U.S. judge orders Apple executive to stop work

“A U.S. District Court judge in New York ordered a newly hired Apple Inc. executive to stop work immediately because he might be violating an agreement with his former employer, IBM,” David Lawsky reports for Reuters.

“Federal District Judge Kenneth Karas in White Plains ordered that Mark Papermaster ‘immediately cease his employment with Apple Inc until further order of this court,'” Lawsky reports.

“Apple announced on Tuesday that Papermaster would lead the engineering teams making Apple’s highly successful iPods and iPhones and that he would report directly to Chief Executive Steve Jobs. On Friday it said he would cease work for now,” Lawsky reports.

“‘We will comply with the court’s order but are confident that Mark Papermaster will be able to ultimately join Apple when the dust settles,’ a spokesman said,” Lawsky reports.

Full article here.

[Thanks to MacDailyNews Reader “Mark” for the heads up.]


  1. Keep reading the news, kids. Papermaster’s been misquoted and based on his comments, IBM has little to stand on.

    Just like squeaky wheels get the oil, a lousy case gets squeaky when there’s not much else to do.

  2. We will comply with the court’s order but are confident that Mark Papermaster will be able to ultimately join Apple when the dust settles

    …. or when the terms of the agreement expire.

    Obviously Papermaster has talent, to be chosen for such a position.
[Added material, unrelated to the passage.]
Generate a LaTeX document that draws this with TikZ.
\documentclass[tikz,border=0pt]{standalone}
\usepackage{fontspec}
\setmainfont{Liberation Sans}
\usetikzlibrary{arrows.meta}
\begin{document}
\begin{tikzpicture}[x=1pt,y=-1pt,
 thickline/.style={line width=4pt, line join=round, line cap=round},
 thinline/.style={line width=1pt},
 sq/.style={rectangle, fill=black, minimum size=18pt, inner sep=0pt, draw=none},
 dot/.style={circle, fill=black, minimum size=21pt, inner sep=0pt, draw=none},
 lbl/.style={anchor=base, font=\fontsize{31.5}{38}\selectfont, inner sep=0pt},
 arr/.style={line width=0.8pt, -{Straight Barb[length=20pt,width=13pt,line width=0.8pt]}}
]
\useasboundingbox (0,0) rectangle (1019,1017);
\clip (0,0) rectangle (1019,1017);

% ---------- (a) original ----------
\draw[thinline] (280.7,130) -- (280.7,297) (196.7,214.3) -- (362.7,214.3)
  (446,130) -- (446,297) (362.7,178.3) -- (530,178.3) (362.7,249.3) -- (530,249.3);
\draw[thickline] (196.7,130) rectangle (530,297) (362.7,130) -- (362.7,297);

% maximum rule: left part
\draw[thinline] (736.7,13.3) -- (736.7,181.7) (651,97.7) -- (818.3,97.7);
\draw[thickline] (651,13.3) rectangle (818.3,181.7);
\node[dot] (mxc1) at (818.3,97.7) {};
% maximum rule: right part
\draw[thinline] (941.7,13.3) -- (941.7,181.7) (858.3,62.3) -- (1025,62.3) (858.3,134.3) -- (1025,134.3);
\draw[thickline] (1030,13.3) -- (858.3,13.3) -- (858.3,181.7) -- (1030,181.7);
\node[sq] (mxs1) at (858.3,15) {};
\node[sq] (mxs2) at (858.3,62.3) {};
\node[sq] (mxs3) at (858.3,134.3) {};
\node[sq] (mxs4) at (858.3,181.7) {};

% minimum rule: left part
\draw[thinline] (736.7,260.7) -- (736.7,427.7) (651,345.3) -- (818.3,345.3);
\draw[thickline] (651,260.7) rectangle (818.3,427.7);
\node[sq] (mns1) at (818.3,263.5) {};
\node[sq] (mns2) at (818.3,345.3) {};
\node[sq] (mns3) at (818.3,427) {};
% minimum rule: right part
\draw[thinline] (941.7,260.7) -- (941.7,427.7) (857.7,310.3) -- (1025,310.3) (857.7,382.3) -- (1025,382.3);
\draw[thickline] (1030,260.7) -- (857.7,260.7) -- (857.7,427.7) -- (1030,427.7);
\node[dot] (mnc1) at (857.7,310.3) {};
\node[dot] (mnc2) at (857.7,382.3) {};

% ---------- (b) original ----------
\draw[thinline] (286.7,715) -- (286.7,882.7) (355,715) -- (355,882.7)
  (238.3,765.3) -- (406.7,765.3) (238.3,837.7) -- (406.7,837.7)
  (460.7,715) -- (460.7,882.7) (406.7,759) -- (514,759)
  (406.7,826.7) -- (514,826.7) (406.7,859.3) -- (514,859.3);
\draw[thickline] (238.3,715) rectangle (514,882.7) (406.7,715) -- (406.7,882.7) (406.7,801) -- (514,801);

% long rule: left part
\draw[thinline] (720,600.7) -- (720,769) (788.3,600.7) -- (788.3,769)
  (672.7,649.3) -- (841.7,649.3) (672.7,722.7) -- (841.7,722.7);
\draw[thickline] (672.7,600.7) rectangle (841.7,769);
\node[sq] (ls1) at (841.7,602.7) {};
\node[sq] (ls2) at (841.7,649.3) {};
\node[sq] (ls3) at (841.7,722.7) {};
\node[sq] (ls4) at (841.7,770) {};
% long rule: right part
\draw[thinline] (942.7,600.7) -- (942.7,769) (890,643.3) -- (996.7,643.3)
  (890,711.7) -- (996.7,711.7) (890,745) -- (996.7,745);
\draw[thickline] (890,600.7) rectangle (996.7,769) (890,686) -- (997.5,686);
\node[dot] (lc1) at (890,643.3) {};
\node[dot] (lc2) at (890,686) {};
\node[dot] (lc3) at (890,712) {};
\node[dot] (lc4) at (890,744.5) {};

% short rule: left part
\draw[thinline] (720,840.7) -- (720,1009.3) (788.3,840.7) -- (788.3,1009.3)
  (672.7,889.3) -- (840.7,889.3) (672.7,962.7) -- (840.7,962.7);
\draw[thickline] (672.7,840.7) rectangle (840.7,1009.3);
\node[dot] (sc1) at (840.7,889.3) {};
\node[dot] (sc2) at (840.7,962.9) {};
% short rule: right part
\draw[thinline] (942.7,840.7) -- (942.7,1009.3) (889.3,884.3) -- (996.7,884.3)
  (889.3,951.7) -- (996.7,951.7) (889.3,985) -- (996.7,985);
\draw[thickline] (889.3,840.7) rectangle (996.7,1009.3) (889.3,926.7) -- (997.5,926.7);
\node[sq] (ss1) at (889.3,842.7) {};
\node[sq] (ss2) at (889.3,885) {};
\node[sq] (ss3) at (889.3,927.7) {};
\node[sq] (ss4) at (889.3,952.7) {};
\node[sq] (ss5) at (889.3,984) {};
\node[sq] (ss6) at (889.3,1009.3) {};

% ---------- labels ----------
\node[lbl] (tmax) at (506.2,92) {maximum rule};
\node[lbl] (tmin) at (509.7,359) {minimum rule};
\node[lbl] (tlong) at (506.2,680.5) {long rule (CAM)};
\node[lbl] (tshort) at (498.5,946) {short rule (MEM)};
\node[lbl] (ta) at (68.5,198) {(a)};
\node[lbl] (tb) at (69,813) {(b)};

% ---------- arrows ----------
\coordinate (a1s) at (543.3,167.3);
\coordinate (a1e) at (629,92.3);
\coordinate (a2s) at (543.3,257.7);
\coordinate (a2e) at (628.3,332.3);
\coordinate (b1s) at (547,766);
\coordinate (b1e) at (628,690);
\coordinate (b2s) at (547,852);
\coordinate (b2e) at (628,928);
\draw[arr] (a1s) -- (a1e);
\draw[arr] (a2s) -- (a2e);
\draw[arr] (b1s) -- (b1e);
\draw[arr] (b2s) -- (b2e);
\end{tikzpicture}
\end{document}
    But is he THAT good, to be worth waging a costly and bruising legal war over?

    If the terms are illegal and/or unenforceable, fine. Knock them down.
    I’d just hate to see a battle where only the lawyers come out ahead.

  3. The judge issued an order preventing Papermaster from working for Apple because if he starts working, and it turns out he is in violation of the non-compete agreement, even the judge can’t undo the work already done. The injunction shows that IBM has a legal argument, not that IBM is correct.
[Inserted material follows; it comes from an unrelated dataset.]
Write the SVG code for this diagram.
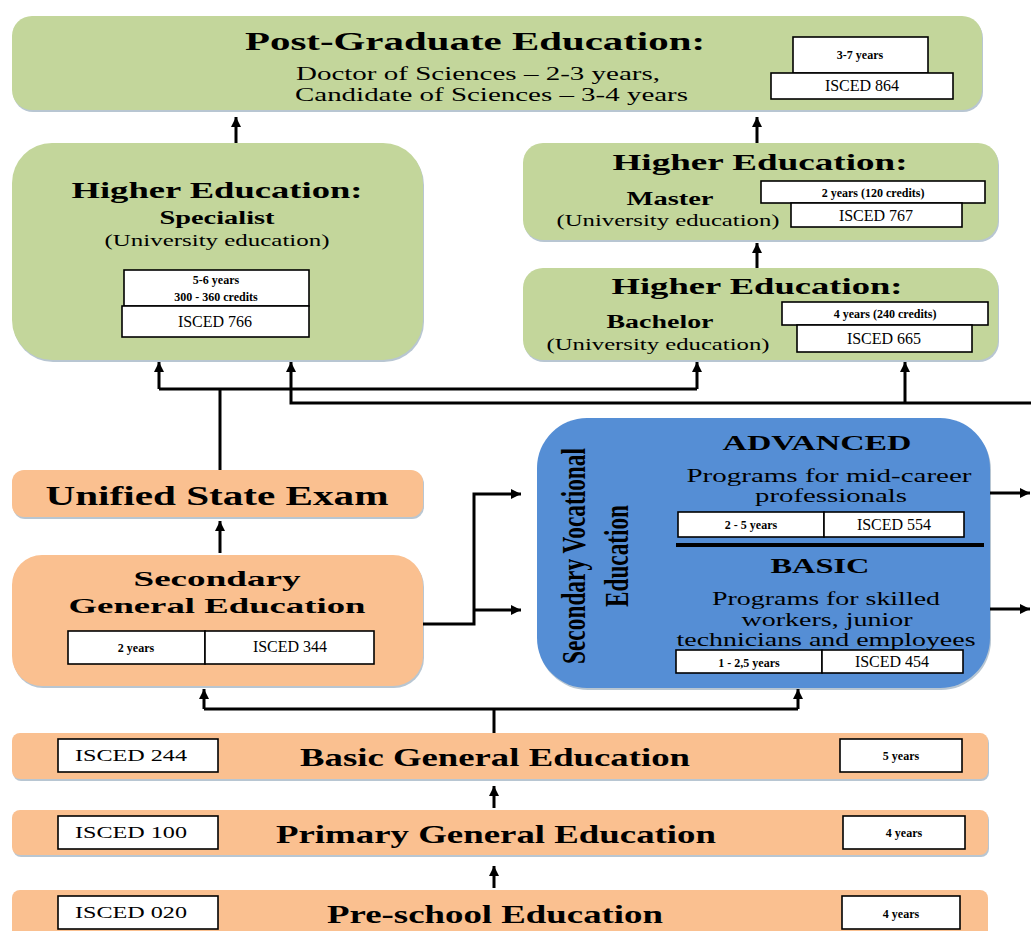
<svg xmlns="http://www.w3.org/2000/svg" width="1031" height="931" viewBox="0 0 1031 931">
<defs>
<marker id="ah" markerUnits="userSpaceOnUse" markerWidth="11" markerHeight="11" refX="10" refY="5" orient="auto">
<path d="M0,0 L10,5 L0,10 Z" fill="#000"/>
</marker>
</defs>
<style>
.g{fill:#c3d69b}
.o{fill:#fac090}
.b{fill:#558ed5}
.sh{fill:#9aaebf;opacity:0.7}
.wb{fill:#fff;stroke:#000;stroke-width:1.6}
text{font-family:"Liberation Serif","Times New Roman",serif;fill:#000}
.c{text-anchor:middle}
.t1{font-weight:bold;font-size:26px}
.t2{font-weight:bold;font-size:23px}
.t3{font-weight:bold;font-size:18px}
.r16{font-size:16px}
.r18{font-size:18px}
.r19{font-size:19px}
.b12{font-weight:bold;font-size:12px}
.bt{font-weight:bold;font-size:26px}
.ln{fill:none;stroke:#000;stroke-width:3}
.ar{fill:none;stroke:#000;stroke-width:3;marker-end:url(#ah)}
</style>
<rect width="1031" height="931" fill="#fff"/>

<g id="postgrad">
<rect class="sh" x="13" y="18" width="970" height="94" rx="20"/>
<rect class="g" x="12" y="16" width="970" height="94" rx="20"/>
<text class="c t1" x="475" y="50" textLength="460" lengthAdjust="spacingAndGlyphs">Post-Graduate Education:</text>
<text class="r19" x="296" y="80" textLength="364" lengthAdjust="spacingAndGlyphs">Doctor of Sciences – 2-3 years,</text>
<text class="r19" x="295" y="101" textLength="393" lengthAdjust="spacingAndGlyphs">Candidate of Sciences – 3-4 years</text>
<rect class="wb" x="793" y="37" width="135" height="36"/>
<text class="c b12" x="860" y="59">3-7 years</text>
<rect class="wb" x="771" y="73" width="182" height="26"/>
<text class="c r16" x="862" y="91">ISCED 864</text>
</g>

<g id="specialist">
<rect class="sh" x="13" y="145" width="411" height="217" rx="40"/>
<rect class="g" x="12" y="143" width="411" height="217" rx="40"/>
<text class="c t2" x="217" y="198" textLength="291" lengthAdjust="spacingAndGlyphs">Higher Education:</text>
<text class="c t3" x="217" y="224" textLength="115" lengthAdjust="spacingAndGlyphs">Specialist</text>
<text class="c r16" x="217" y="246" textLength="225" lengthAdjust="spacingAndGlyphs">(University education)</text>
<rect class="wb" x="124" y="270" width="185" height="36"/>
<text class="c b12" x="216" y="284">5-6 years</text>
<text class="c b12" x="216" y="301">300 - 360 credits</text>
<rect class="wb" x="122" y="306" width="187" height="31"/>
<text class="c r16" x="215" y="327">ISCED 766</text>
</g>

<g id="master">
<rect class="sh" x="524" y="145" width="475" height="97" rx="20"/>
<rect class="g" x="523" y="143" width="475" height="97" rx="20"/>
<text class="c t2" x="760" y="170" textLength="295" lengthAdjust="spacingAndGlyphs">Higher Education:</text>
<text class="c t3" x="670" y="205" textLength="87" lengthAdjust="spacingAndGlyphs">Master</text>
<text class="c r16" x="668" y="226" textLength="223" lengthAdjust="spacingAndGlyphs">(University education)</text>
<rect class="wb" x="761" y="181" width="224" height="22"/>
<text class="c b12" x="873" y="197">2 years (120 credits)</text>
<rect class="wb" x="791" y="203" width="171" height="24"/>
<text class="c r16" x="876" y="221">ISCED 767</text>
</g>

<g id="bachelor">
<rect class="sh" x="524" y="270" width="475" height="92" rx="20"/>
<rect class="g" x="523" y="268" width="475" height="92" rx="20"/>
<text class="c t2" x="757" y="294" textLength="291" lengthAdjust="spacingAndGlyphs">Higher Education:</text>
<text class="c t3" x="660" y="328" textLength="107" lengthAdjust="spacingAndGlyphs">Bachelor</text>
<text class="c r16" x="658" y="350" textLength="223" lengthAdjust="spacingAndGlyphs">(University education)</text>
<rect class="wb" x="782" y="302" width="206" height="23"/>
<text class="c b12" x="885" y="318">4 years (240 credits)</text>
<rect class="wb" x="797" y="325" width="175" height="27"/>
<text class="c r16" x="884" y="344">ISCED 665</text>
</g>

<g id="unified">
<rect class="sh" x="13" y="472" width="411" height="47" rx="12"/>
<rect class="o" x="12" y="470" width="411" height="47" rx="12"/>
<text class="c" x="217" y="505" font-weight="bold" font-size="27" textLength="343" lengthAdjust="spacingAndGlyphs">Unified State Exam</text>
</g>

<g id="secondary">
<rect class="sh" x="13" y="557" width="411" height="131" rx="30"/>
<rect class="o" x="12" y="555" width="411" height="131" rx="30"/>
<text class="c" x="217" y="586" font-weight="bold" font-size="22" textLength="167" lengthAdjust="spacingAndGlyphs">Secondary</text>
<text class="c" x="217" y="613" font-weight="bold" font-size="22" textLength="297" lengthAdjust="spacingAndGlyphs">General Education</text>
<rect class="wb" x="68" y="631" width="137" height="33"/>
<text class="c b12" x="136" y="652">2 years</text>
<rect class="wb" x="205" y="631" width="169" height="33"/>
<text class="c r16" x="290" y="652">ISCED 344</text>
</g>

<g id="vocational">
<rect class="sh" x="538" y="420" width="453" height="270" rx="50"/>
<rect class="b" x="537" y="418" width="453" height="270" rx="50"/>
<text class="c" transform="translate(585,556) rotate(-90)" font-weight="bold" font-size="34" textLength="216" lengthAdjust="spacingAndGlyphs">Secondary Vocational</text>
<text class="c" transform="translate(628,556) rotate(-90)" font-weight="bold" font-size="34" textLength="102" lengthAdjust="spacingAndGlyphs">Education</text>
<text class="c" x="817" y="450" font-weight="bold" font-size="21" textLength="189" lengthAdjust="spacingAndGlyphs">ADVANCED</text>
<text class="c r18" x="829" y="482" textLength="285" lengthAdjust="spacingAndGlyphs">Programs for mid-career</text>
<text class="c r18" x="831" y="502" textLength="152" lengthAdjust="spacingAndGlyphs">professionals</text>
<rect class="wb" x="678" y="512" width="146" height="25"/>
<text class="c b12" x="751" y="529">2 - 5 years</text>
<rect class="wb" x="824" y="512" width="140" height="25"/>
<text class="c r16" x="894" y="530">ISCED 554</text>
<line x1="676" y1="545" x2="984" y2="545" stroke="#000" stroke-width="4"/>
<text class="c" x="820" y="573" font-weight="bold" font-size="21" textLength="99" lengthAdjust="spacingAndGlyphs">BASIC</text>
<text class="c r18" x="826" y="605" textLength="228" lengthAdjust="spacingAndGlyphs">Programs for skilled</text>
<text class="c r18" x="827" y="626" textLength="171" lengthAdjust="spacingAndGlyphs">workers, junior</text>
<text class="c r18" x="826" y="646" textLength="299" lengthAdjust="spacingAndGlyphs">technicians and employees</text>
<rect class="wb" x="676" y="650" width="146" height="23"/>
<text class="c b12" x="749" y="667">1 - 2,5 years</text>
<rect class="wb" x="822" y="650" width="141" height="23"/>
<text class="c r16" x="892" y="667">ISCED 454</text>
</g>

<g id="basic">
<rect class="sh" x="13" y="735" width="976" height="46" rx="8"/>
<rect class="o" x="12" y="733" width="976" height="46" rx="8"/>
<rect class="wb" x="58" y="739" width="160" height="33"/>
<text class="c r16" x="131" y="761" textLength="112" lengthAdjust="spacingAndGlyphs">ISCED 244</text>
<text class="c bt" x="495" y="766" textLength="390" lengthAdjust="spacingAndGlyphs">Basic General Education</text>
<rect class="wb" x="840" y="739" width="122" height="33"/>
<text class="c b12" x="901" y="760">5 years</text>
</g>

<g id="primary">
<rect class="sh" x="13" y="812" width="976" height="45" rx="8"/>
<rect class="o" x="12" y="810" width="976" height="45" rx="8"/>
<rect class="wb" x="58" y="816" width="160" height="33"/>
<text class="c r16" x="131" y="838" textLength="112" lengthAdjust="spacingAndGlyphs">ISCED 100</text>
<text class="c bt" x="496" y="843" textLength="440" lengthAdjust="spacingAndGlyphs">Primary General Education</text>
<rect class="wb" x="843" y="816" width="122" height="33"/>
<text class="c b12" x="904" y="837">4 years</text>
</g>

<g id="preschool">
<rect class="o" x="12" y="890" width="976" height="60" rx="8"/>
<rect class="wb" x="58" y="896" width="160" height="33"/>
<text class="c r16" x="131" y="918" textLength="112" lengthAdjust="spacingAndGlyphs">ISCED 020</text>
<text class="c bt" x="495" y="923" textLength="336" lengthAdjust="spacingAndGlyphs">Pre-school Education</text>
<rect class="wb" x="842" y="896" width="118" height="33"/>
<text class="c b12" x="901" y="918">4 years</text>
</g>

<g id="connectors">
<path class="ar" d="M236,143 V117"/>
<path class="ar" d="M757,143 V117"/>
<path class="ar" d="M757,268 V243"/>
<path class="ln" d="M220,470 V389" stroke-width="4"/>
<path class="ln" d="M159,389 H697"/>
<path class="ar" d="M159,389 V362"/>
<path class="ar" d="M697,389 V362"/>
<path class="ar" d="M1031,403 H291 V362"/>
<path class="ar" d="M905,403 V362"/>
<path class="ar" d="M220,553 V521"/>
<path class="ar" d="M423,624 H474 V494 H521"/>
<path class="ar" d="M474,610 H521"/>
<path class="ar" d="M990,493 H1030"/>
<path class="ar" d="M990,609 H1030"/>
<path class="ln" d="M494,733 V709"/>
<path class="ln" d="M204,709 H798"/>
<path class="ar" d="M204,709 V689"/>
<path class="ar" d="M798,709 V689"/>
<path class="ar" d="M494,808 V786"/>
<path class="ar" d="M494,888 V866"/>
</g>
</svg>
    The judge will hear evidence and legal arguments from both sides, unless IBM and Apple reach a settlement. Then the judge will make his ruling. In any event, Papermaster only has a one-year non-compete agreement, so this time next year he’ll be working for Apple in the worst-case scenario.

    Regarding the “at will” employment discussions: those only apply if you don’t have an employment contract. Once you sign an employment contract, your at will status goes out the window. The terms of the employment contract govern your rights at that point.

    And people can stop whining about “if this was in California . . . “. It’s not. IBM chose New York as the jurisdiction and venue for a reason, probably most importantly that it’s NOT California. Get over it.

  4. “Moral of the story…work for IBM and you’ll never work for anyone else.”

    Moral of the story, don’t make legally binding agreements that you later want to ignore.

    Papermaster freely admits he agreed not to work for IBM’s competitors for a year and everyone accepts that IBM offered him a year’s salary to stick to his word.

    What he’s saying now is that IBM and Apple are not competitors.

    Maybe not, but IBM disagrees. Since he’s a PPC expert and both Apple and IBM have PPC chip divisions now, and IBM also still markets PC to customers and IBM and Apple both sell Unix servers and IBM’s design and consulting services have designed MP3 players and IBM sells desktop word processors, databases and spreadsheets and mail software and Apple sells desktop word processors, databases, spreadsheets and mail software and IBM makes software development tools and Apple makes development tools and IBM does cellphone software and Apple does cellphone software, that claim seems a little ridiculous.